Was he too late, as he wired to Richmond? Too late to save Jackson for sure, even if we only count the army corps he knew about on the Clinton road.

He sent 3000 troops out to delay the corps at Clinton, 1000 troops to delay the troops south of the city, and posted the 2000 exhausted troops from Raymond north of the Clinton approach as a distraction. Then he set about extracting all of the supplies from the city and planning to retreat north. After the retreat, he ordered Pemberton to attack "Sherman" (actually McPherson) at Clinton, regrouped south of Canton, and began marching towards Livingston.

To my knowledge, there was no direct road from Livingston to Clinton at the time.
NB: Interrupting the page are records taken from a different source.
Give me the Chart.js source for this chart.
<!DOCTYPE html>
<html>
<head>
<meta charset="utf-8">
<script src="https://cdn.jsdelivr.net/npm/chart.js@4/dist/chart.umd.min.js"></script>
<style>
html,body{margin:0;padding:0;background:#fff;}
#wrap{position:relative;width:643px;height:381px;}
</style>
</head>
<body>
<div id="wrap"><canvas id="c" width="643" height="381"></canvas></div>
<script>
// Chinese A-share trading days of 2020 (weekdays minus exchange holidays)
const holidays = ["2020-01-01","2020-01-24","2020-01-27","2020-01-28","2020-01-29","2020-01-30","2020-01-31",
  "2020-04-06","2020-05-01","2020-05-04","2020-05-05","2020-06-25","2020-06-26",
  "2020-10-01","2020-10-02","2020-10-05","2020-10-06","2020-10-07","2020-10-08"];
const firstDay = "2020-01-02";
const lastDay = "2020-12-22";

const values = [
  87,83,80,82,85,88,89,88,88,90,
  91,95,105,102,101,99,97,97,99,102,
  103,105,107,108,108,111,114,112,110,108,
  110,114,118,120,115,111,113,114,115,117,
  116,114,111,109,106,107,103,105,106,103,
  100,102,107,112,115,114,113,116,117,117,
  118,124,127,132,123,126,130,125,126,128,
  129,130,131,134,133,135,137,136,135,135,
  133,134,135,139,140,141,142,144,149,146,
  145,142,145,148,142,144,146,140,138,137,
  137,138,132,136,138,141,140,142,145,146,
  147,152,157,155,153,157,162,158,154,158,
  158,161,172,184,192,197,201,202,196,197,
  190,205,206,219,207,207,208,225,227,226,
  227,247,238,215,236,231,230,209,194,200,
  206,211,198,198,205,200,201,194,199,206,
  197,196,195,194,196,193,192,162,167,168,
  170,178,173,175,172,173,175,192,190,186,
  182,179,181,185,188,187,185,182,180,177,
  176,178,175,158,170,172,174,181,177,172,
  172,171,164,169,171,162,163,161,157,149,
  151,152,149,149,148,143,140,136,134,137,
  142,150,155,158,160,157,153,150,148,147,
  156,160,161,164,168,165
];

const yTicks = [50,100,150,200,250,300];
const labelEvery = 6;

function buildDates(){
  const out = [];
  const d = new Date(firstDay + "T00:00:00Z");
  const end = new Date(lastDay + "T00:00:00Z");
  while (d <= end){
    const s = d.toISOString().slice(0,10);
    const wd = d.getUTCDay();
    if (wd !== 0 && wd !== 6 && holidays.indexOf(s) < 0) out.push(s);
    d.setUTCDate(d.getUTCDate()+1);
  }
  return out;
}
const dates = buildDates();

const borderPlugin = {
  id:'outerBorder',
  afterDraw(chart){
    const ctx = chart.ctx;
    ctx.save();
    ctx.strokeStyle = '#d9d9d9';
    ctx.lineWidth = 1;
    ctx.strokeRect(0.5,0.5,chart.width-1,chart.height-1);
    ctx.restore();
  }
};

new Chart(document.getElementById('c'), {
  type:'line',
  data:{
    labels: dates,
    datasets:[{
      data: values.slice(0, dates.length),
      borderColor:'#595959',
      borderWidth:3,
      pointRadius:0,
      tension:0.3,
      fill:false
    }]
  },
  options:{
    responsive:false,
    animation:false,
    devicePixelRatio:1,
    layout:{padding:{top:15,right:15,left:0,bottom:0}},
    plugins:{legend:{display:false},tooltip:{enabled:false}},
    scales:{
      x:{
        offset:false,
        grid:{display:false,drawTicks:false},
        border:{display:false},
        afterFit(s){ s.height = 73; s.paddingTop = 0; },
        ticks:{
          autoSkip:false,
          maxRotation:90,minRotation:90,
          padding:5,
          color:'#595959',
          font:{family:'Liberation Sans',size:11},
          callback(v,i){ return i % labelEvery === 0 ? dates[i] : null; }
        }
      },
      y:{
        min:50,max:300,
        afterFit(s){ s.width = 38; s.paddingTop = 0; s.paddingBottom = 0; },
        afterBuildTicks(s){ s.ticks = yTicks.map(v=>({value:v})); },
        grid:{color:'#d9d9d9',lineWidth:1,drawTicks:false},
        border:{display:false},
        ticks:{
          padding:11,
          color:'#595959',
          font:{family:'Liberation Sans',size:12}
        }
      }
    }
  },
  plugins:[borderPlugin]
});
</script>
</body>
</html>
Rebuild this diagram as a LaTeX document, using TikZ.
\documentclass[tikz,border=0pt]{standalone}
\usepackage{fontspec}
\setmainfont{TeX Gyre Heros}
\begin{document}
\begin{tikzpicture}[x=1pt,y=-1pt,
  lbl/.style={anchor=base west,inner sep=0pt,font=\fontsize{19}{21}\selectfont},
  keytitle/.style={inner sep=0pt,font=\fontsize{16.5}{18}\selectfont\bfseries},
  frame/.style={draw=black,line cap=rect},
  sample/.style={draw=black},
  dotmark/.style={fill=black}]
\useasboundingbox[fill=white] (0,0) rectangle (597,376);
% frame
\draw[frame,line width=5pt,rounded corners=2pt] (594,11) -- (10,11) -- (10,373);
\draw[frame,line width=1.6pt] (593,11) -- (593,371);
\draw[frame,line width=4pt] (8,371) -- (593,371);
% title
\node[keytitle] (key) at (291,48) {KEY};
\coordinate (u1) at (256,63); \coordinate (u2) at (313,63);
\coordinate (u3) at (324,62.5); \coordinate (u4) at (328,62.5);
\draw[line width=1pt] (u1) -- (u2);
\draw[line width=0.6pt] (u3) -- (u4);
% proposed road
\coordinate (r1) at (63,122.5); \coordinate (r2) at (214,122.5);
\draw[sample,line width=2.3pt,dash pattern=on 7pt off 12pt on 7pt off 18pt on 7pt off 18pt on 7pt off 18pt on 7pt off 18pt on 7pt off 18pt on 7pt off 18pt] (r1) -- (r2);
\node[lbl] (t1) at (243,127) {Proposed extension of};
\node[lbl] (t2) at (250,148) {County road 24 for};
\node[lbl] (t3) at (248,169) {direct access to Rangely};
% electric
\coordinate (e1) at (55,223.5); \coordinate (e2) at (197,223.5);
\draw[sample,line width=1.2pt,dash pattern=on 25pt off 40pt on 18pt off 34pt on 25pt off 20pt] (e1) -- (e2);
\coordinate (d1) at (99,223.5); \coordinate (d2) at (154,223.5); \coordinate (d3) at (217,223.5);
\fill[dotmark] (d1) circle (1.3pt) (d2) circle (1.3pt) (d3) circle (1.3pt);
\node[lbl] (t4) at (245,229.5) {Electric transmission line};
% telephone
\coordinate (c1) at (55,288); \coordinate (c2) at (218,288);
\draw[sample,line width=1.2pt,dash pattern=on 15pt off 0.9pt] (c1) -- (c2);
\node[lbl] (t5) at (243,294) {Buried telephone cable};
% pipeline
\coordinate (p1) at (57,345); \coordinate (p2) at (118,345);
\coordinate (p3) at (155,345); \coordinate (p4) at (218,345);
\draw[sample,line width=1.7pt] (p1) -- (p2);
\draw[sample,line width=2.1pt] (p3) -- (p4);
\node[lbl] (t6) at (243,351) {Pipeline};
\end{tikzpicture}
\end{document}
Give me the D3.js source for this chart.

For all purposes, I consider the order to attack Clinton a disguised order to abandon Vicksburg.

By the time Johnston reached Livingston, Pemberton was fighting Grant at Champion Hill. When Johnston received word of the defeat at Champion Hill, he turned his army around, marched back to the railroad, and reoccupied Jackson.

I'm on the fence with what Johnston could have done. One one hand, it took several weeks for Grant to complete the encirclement of Vicksburg. On the other, Johnston had no supply line to the city.

I lean towards Johnston placing Gregg in overall command of the troops retreating north of Jackson and riding from Jackson with Wirt Adams' cavalry to Edwards Station via Livingston and Brownsville. If he wanted to abandon Vicksburg, he should have stepped up and done it himself.